Hilb, Rogal & Hobbs brokerage reported second-quarter net income increased 8 percent despite challenges posed by declining prices.
"We are fighting a very dramatic soft market," commented Martin L. "Mell" Vaughan III, chairman and chief executive officer, during an analyst's conference call today.
The Richmond, Va.-based insurance broker reported net income rose $1.6 million to $22 million in the quarter compared with the same period last year. Earnings per share increased three cents to 60 cents a share. Revenues grew by $22 million, or 12 percent, to $200 million.
For the first six months of this year net income increased 2 percent, or $881,000, to $47 million. Earnings per share rose one cent to $1.29. Revenues rose 10 percent, or $36 million, to $398 million.
The firm said the increase reflected acquisitions, new business production and supplemental commissions. Revenue increases were offset by the soft market and the loss of two clients. Executives emphasized during the call that HRH did not lose the business but that the businesses ended.
Core commissions and fees rose 14 percent, or $23 million, to $187 million for the quarter and were up 11 percent, or $35 million, to $346 million over the past six months compared with last year. However, organic growth increased less than 1 percent in the quarter and showed a less than 1 percent loss over the first six months.
While organic growth in commissions and fees showed a loss of less than 1 percent in the United States, HRH's international business grew 32 percent in the quarter and 14 percent for the six months.
F. Michael Crowley, president of the firm, noted that its bottom line has been helped by controls on expenses that were up less than 1 percent over the past six months.
One analyst, David Small of Bear Stearns, said in a note that the firm's earnings per share exceeded expectations. The consensus estimate was 57 cents a share, and Bear Stearns' own estimate was 55 cents. However, he noted that in Bear Stearns' analysis when revenues do not grow organically, "it is difficult to maintain profitability over a long period."
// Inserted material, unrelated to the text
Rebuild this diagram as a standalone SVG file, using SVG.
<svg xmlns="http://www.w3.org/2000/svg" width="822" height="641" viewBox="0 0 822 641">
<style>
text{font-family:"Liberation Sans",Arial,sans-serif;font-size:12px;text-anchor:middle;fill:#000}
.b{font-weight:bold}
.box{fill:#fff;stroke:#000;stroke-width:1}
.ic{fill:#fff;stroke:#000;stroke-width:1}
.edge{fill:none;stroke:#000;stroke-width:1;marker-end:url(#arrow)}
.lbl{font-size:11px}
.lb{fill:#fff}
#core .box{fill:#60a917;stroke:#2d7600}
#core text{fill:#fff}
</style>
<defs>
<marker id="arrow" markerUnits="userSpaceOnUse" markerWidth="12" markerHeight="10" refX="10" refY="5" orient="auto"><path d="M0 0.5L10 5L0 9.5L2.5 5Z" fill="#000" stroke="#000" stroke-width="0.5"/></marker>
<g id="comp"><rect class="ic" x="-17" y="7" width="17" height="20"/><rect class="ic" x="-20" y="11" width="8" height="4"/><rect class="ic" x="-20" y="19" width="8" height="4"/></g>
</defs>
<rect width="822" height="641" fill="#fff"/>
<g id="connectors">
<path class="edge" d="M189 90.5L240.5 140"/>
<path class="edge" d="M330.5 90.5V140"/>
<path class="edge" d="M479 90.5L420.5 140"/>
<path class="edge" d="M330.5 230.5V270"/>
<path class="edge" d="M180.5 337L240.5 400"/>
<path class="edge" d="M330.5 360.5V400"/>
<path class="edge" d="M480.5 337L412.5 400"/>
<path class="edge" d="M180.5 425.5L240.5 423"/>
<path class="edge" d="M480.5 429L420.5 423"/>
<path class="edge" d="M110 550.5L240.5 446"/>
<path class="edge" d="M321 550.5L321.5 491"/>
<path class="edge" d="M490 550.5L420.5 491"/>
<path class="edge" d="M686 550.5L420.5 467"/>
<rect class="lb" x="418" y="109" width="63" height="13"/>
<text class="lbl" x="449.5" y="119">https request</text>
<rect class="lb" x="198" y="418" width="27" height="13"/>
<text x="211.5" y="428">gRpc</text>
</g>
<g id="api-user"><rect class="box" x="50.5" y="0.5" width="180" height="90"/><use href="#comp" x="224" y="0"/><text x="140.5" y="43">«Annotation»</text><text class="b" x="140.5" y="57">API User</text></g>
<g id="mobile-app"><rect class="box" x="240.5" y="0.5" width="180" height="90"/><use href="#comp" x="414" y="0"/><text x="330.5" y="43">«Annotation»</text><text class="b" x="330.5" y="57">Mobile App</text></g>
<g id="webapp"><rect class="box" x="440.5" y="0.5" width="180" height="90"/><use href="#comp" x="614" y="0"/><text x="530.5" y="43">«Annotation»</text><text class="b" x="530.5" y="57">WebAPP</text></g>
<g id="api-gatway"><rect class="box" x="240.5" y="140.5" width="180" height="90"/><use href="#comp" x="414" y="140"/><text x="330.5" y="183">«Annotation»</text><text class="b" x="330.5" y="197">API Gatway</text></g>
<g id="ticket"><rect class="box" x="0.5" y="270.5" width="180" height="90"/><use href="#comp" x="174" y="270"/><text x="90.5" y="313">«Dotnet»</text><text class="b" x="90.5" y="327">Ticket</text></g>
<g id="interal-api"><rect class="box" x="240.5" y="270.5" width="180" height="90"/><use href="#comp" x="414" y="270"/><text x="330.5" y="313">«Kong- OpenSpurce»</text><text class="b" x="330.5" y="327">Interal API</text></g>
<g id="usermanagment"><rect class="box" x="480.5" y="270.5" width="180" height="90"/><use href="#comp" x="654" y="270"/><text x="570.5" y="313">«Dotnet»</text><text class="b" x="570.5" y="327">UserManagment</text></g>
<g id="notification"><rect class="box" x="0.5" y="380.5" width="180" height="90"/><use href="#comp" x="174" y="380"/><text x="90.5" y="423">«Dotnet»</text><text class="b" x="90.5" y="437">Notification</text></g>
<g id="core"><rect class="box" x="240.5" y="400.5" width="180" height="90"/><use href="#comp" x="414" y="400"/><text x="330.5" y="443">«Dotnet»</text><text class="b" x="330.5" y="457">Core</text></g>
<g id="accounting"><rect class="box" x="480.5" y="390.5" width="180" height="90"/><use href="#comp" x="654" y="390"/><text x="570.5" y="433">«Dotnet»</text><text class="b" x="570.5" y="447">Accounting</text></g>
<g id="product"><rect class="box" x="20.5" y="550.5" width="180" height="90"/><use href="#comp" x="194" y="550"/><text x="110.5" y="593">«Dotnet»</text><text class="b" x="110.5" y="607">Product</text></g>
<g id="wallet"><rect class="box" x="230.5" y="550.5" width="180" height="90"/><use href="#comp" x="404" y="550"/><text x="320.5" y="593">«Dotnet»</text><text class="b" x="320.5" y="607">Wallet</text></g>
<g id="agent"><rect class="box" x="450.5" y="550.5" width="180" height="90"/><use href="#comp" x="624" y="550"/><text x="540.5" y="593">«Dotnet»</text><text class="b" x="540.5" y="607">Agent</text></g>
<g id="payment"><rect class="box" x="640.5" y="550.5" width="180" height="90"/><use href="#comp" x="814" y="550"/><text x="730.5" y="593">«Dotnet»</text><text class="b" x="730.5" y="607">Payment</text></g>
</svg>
On the acquisition front, Mr. Vaughan said the pipeline is three times larger than normal in the past. Because of the possibility of making a number of acquisitions, the firm is holding off buying back stock to have cash on hand to close deals, he said.
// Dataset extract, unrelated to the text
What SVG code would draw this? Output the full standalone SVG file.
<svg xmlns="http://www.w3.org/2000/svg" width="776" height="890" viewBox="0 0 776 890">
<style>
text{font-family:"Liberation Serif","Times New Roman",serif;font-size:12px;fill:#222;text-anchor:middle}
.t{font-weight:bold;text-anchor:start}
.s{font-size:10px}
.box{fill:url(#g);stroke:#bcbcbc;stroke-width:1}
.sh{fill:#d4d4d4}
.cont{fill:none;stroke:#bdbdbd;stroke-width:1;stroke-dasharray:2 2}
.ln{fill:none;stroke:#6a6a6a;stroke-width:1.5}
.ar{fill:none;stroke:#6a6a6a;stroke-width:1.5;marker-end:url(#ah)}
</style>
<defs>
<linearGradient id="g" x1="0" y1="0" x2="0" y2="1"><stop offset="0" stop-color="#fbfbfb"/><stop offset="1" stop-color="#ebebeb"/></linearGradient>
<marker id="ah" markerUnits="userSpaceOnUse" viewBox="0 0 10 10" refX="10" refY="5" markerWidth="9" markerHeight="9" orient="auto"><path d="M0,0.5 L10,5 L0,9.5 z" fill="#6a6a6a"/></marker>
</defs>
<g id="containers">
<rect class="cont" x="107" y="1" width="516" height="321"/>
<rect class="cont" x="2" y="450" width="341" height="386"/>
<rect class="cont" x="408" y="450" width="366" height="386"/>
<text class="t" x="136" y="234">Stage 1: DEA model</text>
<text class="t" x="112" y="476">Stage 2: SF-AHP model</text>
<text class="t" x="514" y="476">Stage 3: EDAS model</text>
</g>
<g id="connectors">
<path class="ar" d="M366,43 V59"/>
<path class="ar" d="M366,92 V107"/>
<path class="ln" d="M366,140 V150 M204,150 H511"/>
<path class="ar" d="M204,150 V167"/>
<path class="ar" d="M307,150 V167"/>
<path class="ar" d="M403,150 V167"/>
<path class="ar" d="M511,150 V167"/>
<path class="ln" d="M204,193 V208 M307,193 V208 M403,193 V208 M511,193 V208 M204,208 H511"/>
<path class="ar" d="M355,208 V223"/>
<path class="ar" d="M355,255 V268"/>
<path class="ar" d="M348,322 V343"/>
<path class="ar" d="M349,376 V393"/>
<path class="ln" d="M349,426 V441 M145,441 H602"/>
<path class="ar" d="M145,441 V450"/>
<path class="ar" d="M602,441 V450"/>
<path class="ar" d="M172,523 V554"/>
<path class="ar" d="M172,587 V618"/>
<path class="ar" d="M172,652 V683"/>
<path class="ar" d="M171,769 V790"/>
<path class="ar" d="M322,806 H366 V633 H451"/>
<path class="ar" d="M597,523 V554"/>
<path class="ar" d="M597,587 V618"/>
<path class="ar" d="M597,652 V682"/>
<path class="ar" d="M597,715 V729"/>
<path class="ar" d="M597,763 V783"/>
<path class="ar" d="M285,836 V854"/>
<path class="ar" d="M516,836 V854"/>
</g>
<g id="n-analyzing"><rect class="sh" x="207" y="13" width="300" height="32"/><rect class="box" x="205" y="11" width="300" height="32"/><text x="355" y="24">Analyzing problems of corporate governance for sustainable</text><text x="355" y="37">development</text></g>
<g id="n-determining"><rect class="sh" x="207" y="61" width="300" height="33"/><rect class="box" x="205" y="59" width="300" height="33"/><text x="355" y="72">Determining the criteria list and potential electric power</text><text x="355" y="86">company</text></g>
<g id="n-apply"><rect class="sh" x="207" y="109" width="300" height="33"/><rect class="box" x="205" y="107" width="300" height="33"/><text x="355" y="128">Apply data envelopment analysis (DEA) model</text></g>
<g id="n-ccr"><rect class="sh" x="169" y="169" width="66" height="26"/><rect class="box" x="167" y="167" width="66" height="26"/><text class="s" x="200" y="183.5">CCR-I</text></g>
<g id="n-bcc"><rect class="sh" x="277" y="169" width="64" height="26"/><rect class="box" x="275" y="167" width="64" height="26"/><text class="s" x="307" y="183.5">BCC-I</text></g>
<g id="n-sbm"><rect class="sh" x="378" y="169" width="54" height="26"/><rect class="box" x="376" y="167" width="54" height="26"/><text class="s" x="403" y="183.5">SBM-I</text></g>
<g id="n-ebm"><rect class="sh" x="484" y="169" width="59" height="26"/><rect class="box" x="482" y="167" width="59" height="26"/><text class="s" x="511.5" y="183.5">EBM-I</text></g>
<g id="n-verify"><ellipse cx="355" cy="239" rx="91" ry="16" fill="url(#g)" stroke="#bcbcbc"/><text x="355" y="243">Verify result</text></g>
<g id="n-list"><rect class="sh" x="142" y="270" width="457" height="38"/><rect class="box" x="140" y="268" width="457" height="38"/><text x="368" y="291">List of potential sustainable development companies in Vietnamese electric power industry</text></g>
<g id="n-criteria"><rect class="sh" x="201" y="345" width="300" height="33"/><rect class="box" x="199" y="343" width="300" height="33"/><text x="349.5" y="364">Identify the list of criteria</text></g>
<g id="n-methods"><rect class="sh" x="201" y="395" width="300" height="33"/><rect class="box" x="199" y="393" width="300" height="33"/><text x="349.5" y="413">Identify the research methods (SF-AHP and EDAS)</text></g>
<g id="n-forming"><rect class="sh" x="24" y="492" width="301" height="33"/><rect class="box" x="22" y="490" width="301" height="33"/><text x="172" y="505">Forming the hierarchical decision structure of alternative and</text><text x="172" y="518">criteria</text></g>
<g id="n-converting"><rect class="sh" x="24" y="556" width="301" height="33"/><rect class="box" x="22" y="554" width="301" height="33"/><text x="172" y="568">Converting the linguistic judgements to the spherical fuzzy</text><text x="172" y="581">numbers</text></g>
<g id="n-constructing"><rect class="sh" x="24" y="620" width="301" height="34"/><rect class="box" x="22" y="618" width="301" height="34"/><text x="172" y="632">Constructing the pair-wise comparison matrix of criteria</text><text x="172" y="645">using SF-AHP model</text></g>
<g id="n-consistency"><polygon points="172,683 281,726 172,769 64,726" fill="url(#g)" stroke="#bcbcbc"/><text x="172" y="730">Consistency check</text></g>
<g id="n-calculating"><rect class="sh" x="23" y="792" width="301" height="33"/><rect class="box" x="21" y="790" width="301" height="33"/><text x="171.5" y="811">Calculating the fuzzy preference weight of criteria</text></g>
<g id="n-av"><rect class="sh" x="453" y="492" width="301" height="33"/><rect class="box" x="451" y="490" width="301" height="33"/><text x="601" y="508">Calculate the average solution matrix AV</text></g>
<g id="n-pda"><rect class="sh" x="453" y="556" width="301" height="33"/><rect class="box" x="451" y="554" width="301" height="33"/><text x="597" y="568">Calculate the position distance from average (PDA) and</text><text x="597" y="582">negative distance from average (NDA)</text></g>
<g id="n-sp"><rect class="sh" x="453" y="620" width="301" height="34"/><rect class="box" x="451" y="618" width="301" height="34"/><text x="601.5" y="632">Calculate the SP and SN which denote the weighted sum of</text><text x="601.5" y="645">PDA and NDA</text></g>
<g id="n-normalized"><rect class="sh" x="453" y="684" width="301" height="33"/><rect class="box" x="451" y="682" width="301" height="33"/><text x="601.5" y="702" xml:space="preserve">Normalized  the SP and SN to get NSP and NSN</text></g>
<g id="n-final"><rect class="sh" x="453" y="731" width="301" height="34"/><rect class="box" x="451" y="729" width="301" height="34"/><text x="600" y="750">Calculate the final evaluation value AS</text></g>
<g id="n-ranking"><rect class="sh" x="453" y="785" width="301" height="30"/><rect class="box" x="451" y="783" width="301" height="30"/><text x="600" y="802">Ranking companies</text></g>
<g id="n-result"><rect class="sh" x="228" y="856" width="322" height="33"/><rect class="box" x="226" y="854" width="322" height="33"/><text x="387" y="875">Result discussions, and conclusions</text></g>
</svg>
During the conference call, Timothy J. Korman, executive vice president, finance and administration, said there are acquisition opportunities in both the United States and the United Kingdom that the firm is examining. Many of the interested parties believe with current market conditions, this is a good time to look at being acquired, he said.
The firm also announced it plans to acquire The Resource Group L.C. (TRG). Transaction terms were not released.
Founded in 1996, Overland Park, Kan.-based TRG is an employee benefits, brokerage and consulting firm. The business reported revenue of $5.1 million in 2006. The concern specializes in group health, ancillary benefits, retirement programs, executive insurance and financial services.
The staff of 37 will continue to work out of their current location. The deal is expected to close Aug. 1.